It's an idea that looks great on paper, and certainly the masses enjoy the idea of taking money out of the pockets of the rich. While the vote in the recent reelection for President Barack Obama was not a clear mandate for higher taxes, the Obama administration is definitely interested in continuing its pursuit of diminishing the wealth of the most wealthy people in the country. In fact, he recently announced that he wants to raise $1.6 trillion in new tax revenues, which is double the amount he originally said he wanted.
The question is who ultimately pays the tax? I think the answer is very clear. It's not the rich.
In order to understand how taxes affect everyone and not just the rich, one has to keep in mind what businesses do when they have to incur higher costs to run their businesses. Higher taxes are costs.
While it is not a direct comparison, I can use my rental property as an example of what happens when the cost of owning and operating that property increases. As a part of the rent I offer my tenants "free" heat. I put the word free in parenthesis because whether or not the heat is truly free is a bit of sleight of hand, is it not? So long as my rental property produces cash flow, the actual cost of the heat is being paid by the tenant. So, what happens when the cost of my heat bill goes up? Of course this cost is ultimately passed on to the tenant in the form of higher rent.
The same applies to the cost to insure my property, or the cost of repairs to the property. You can also apply this to higher costs incurred through higher property taxes. All of these costs are ultimately passed on to the tenant in the form of higher rent as well. Perhaps the costs are not immediately passed on. But at some point they must be, otherwise I have no reason to own the property.
I've made the point before that businesses do not pay their overhead. In fact, they recoup their overhead.
In addition, it's important to note that any money that the government collects from the private sector are essentially removed from the real economy. I've heard many people on the left argue that dollars collected in tax revenues are simply spent by the government, and that those monies ultimately wind up in the economy as a whole inevitably.
The problem with this thinking is that it is not exactly true. Consider that much of the dollars that the government collects must go to repaying debts and interest we owe on those debts. That means that a lot of the money goes to other governments we've borrowed money from—China would be one of the larger ones. We also spend hundreds of billions of dollars a year in foreign aid. Again, that money does not necessarily return to our own economy. The money essentially just disappears.

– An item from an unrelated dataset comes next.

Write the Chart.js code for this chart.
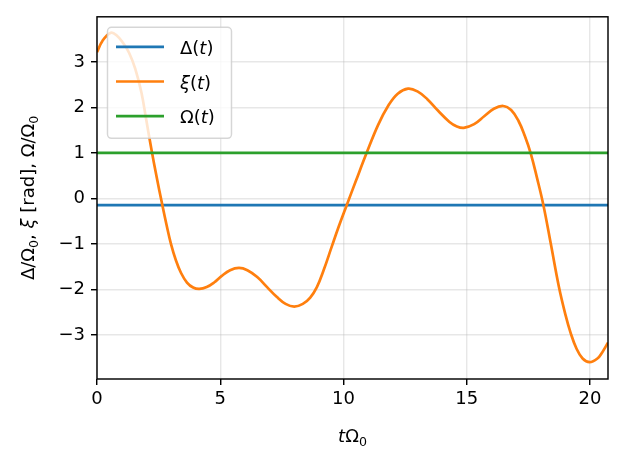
<!DOCTYPE html>
<html>
<head>
<meta charset="utf-8">
<script src="https://cdn.jsdelivr.net/npm/chart.js@4"></script>
<style>
  html, body { margin: 0; padding: 0; background: #fff; }
  #wrap { width: 624px; height: 464px; }
</style>
</head>
<body>
<div id="wrap"><canvas id="chart" width="624" height="464"></canvas></div>
<script>
// Data
const tValues  = [0, 0.22, 0.56, 0.8, 1.05, 1.3, 1.55, 1.8, 2.0, 2.2, 2.42, 2.64, 2.82, 3.0, 3.2, 3.41, 3.65, 3.9, 4.15, 4.45, 4.75, 5.05, 5.4, 5.76, 6.1, 6.5, 6.9, 7.3, 7.65, 8.0, 8.35, 8.65, 8.92, 9.2, 9.53, 9.8, 10.13, 10.5, 10.94, 11.41, 11.82, 12.2, 12.62, 13.0, 13.4, 13.83, 14.3, 14.6, 14.88, 15.3, 15.72, 16.1, 16.48, 16.8, 17.1, 17.35, 17.6, 17.85, 18.11, 18.41, 18.74, 19.0, 19.21, 19.45, 19.7, 19.98, 20.3, 20.5, 20.73];
const xiValues = [3.21, 3.46, 3.64, 3.58, 3.42, 3.2, 2.85, 2.33, 1.72, 1.1, 0.47, -0.12, -0.58, -1.0, -1.36, -1.64, -1.85, -1.96, -1.99, -1.95, -1.85, -1.71, -1.58, -1.53, -1.58, -1.73, -1.95, -2.17, -2.32, -2.38, -2.32, -2.18, -1.95, -1.57, -1.05, -0.63, -0.15, 0.38, 1.0, 1.62, 2.04, 2.3, 2.41, 2.35, 2.18, 1.93, 1.68, 1.58, 1.55, 1.63, 1.81, 1.97, 2.03, 1.94, 1.7, 1.38, 0.98, 0.45, -0.15, -1.0, -1.95, -2.55, -2.95, -3.3, -3.52, -3.6, -3.52, -3.38, -3.17];
const lineT = [0, 20.73];
const deltaValues = [-0.15, -0.15];
const omegaValues = [1, 1];
const xTicks = [0, 5, 10, 15, 20];
const yTicks = [-3, -2, -1, 0, 1, 2, 3];
const xRange = [0, 20.73];
const yRange = [-3.97, 3.99];

const FONT = "'DejaVu Sans'";
const FS = 18;

// label pieces: [text, italic, subscript]
const legendLabels = [
  [["Δ(", false], ["t", true], [")", false]],
  [["ξ", true], ["(", false], ["t", true], [")", false]],
  [["Ω(", false], ["t", true], [")", false]]
];
const xTitle = [["t", true], ["Ω", false], ["0", false, true]];
const yTitle = [["Δ/Ω", false], ["0", false, true], [", ", false], ["ξ", true], [" [rad], Ω/Ω", false], ["0", false, true]];

function toPoints(xs, ys) { return xs.map((x, i) => ({ x: x, y: ys[i] })); }

function partFont(p) {
  const size = p[2] ? FS * 0.7 : FS;
  return (p[1] ? 'italic ' : '') + size + 'px ' + FONT;
}
function richWidth(ctx, parts) {
  let w = 0;
  parts.forEach(p => { ctx.font = partFont(p); w += ctx.measureText(p[0]).width; });
  return w;
}
function drawRich(ctx, parts, x, y, align) {
  let cx = align === 'center' ? x - richWidth(ctx, parts) / 2 : x;
  ctx.textBaseline = 'alphabetic';
  ctx.textAlign = 'left';
  parts.forEach(p => {
    ctx.font = partFont(p);
    ctx.fillText(p[0], cx, y + (p[2] ? 4 : 0));
    cx += ctx.measureText(p[0]).width;
  });
}

const framePlugin = {
  id: 'frame',
  afterDatasetsDraw(chart) {
    const { ctx, chartArea: a } = chart;
    ctx.save();
    ctx.strokeStyle = '#000';
    ctx.lineWidth = 1.44;
    ctx.strokeRect(a.left, a.top, a.right - a.left, a.bottom - a.top);
    ctx.restore();
  },
  afterDraw(chart) {
    const { ctx, chartArea: a } = chart;
    ctx.save();
    ctx.fillStyle = '#000';
    // axis titles
    drawRich(ctx, xTitle, (a.left + a.right) / 2, 442, 'center');
    ctx.save();
    ctx.translate(34, (a.top + a.bottom) / 2);
    ctx.rotate(-Math.PI / 2);
    drawRich(ctx, yTitle, 0, 0, 'center');
    ctx.restore();

    // legend box
    const bx = a.left + 10.5, by = a.top + 10.5, bw = 124, bh = 111;
    ctx.beginPath();
    ctx.roundRect(bx, by, bw, bh, 4);
    ctx.fillStyle = 'rgba(255,255,255,0.8)';
    ctx.fill();
    ctx.strokeStyle = 'rgba(204,204,204,0.8)';
    ctx.lineWidth = 1.44;
    ctx.stroke();
    chart.data.datasets.forEach((ds, i) => {
      const ry = a.top + 30 + i * 34.7;
      ctx.beginPath();
      ctx.moveTo(a.left + 19, ry);
      ctx.lineTo(a.left + 67, ry);
      ctx.strokeStyle = ds.borderColor;
      ctx.lineWidth = 2.7;
      ctx.stroke();
      ctx.fillStyle = '#000';
      drawRich(ctx, legendLabels[i], a.left + 83, ry + 7, 'left');
    });
    ctx.restore();
  }
};

const ctx = document.getElementById('chart').getContext('2d');
const chart = new Chart(ctx, {
  type: 'line',
  data: {
    datasets: [
      { label: 'Δ(t)', data: toPoints(lineT, deltaValues), borderColor: '#1f77b4', order: 3 },
      { label: 'ξ(t)', data: toPoints(tValues, xiValues), borderColor: '#ff7f0e', order: 2, tension: 0.4 },
      { label: 'Ω(t)', data: toPoints(lineT, omegaValues), borderColor: '#2ca02c', order: 1 }
    ]
  },
  options: {
    responsive: false,
    animation: false,
    devicePixelRatio: 1,
    elements: {
      point: { radius: 0 },
      line: { borderWidth: 2.7, fill: false }
    },
    layout: { padding: { top: 16, right: 16, left: 0, bottom: 0 } },
    plugins: { legend: { display: false }, tooltip: { enabled: false } },
    scales: {
      x: {
        type: 'linear',
        min: xRange[0], max: xRange[1],
        afterBuildTicks: s => { s.ticks = xTicks.map(v => ({ value: v })); },
        afterFit: s => { s.height = 85; },
        grid: { color: 'rgba(176,176,176,0.3)', lineWidth: 1.44, tickColor: '#000', tickWidth: 1.44, tickLength: 6 },
        border: { display: false },
        ticks: { color: '#000', font: { family: FONT, size: FS }, padding: 4, maxRotation: 0 }
      },
      y: {
        type: 'linear',
        min: yRange[0], max: yRange[1],
        afterBuildTicks: s => { s.ticks = yTicks.map(v => ({ value: v })); },
        afterFit: s => { s.width = 97; },
        grid: { color: 'rgba(176,176,176,0.3)', lineWidth: 1.44, tickColor: '#000', tickWidth: 1.44, tickLength: 6 },
        border: { display: false },
        ticks: {
          color: '#000', font: { family: FONT, size: FS }, padding: 6,
          callback: v => String(v).replace('-', '\u2212')
        }
      }
    }
  },
  plugins: [framePlugin]
});
</script>
</body>
</html>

At the end of the day higher taxes on the rich and on businesses means less money will be spent on investing in new company startups. It means less money will be spent on research and development, and on capital expenditures. It means less money will be available to hire more workers, or provide pay raises. It means less money will be available to pay, for example, certain benefits like healthcare for their workers. It means less money will be available to make matching contributions to their worker's 401k plans. It means less money will be spent on marketing that helps their businesses to grow.
And let's not forget the first example I made about investment. Less money will be in the real economy for people to help companies obtain the funds they need to expand the business. All of this leads to higher unemployment, less job creation, and higher prices for all of the goods and services that the middle class, and the poor buy.
When it comes to taxes, people really need to see the forest for the trees. Sticking it to the rich is sticking it to ourselves, and there really is no way of getting around that. If President Obama does not cut spending, and reduce taxes across the board, the people who will be hit the hardest are the very people who he says he wants to help.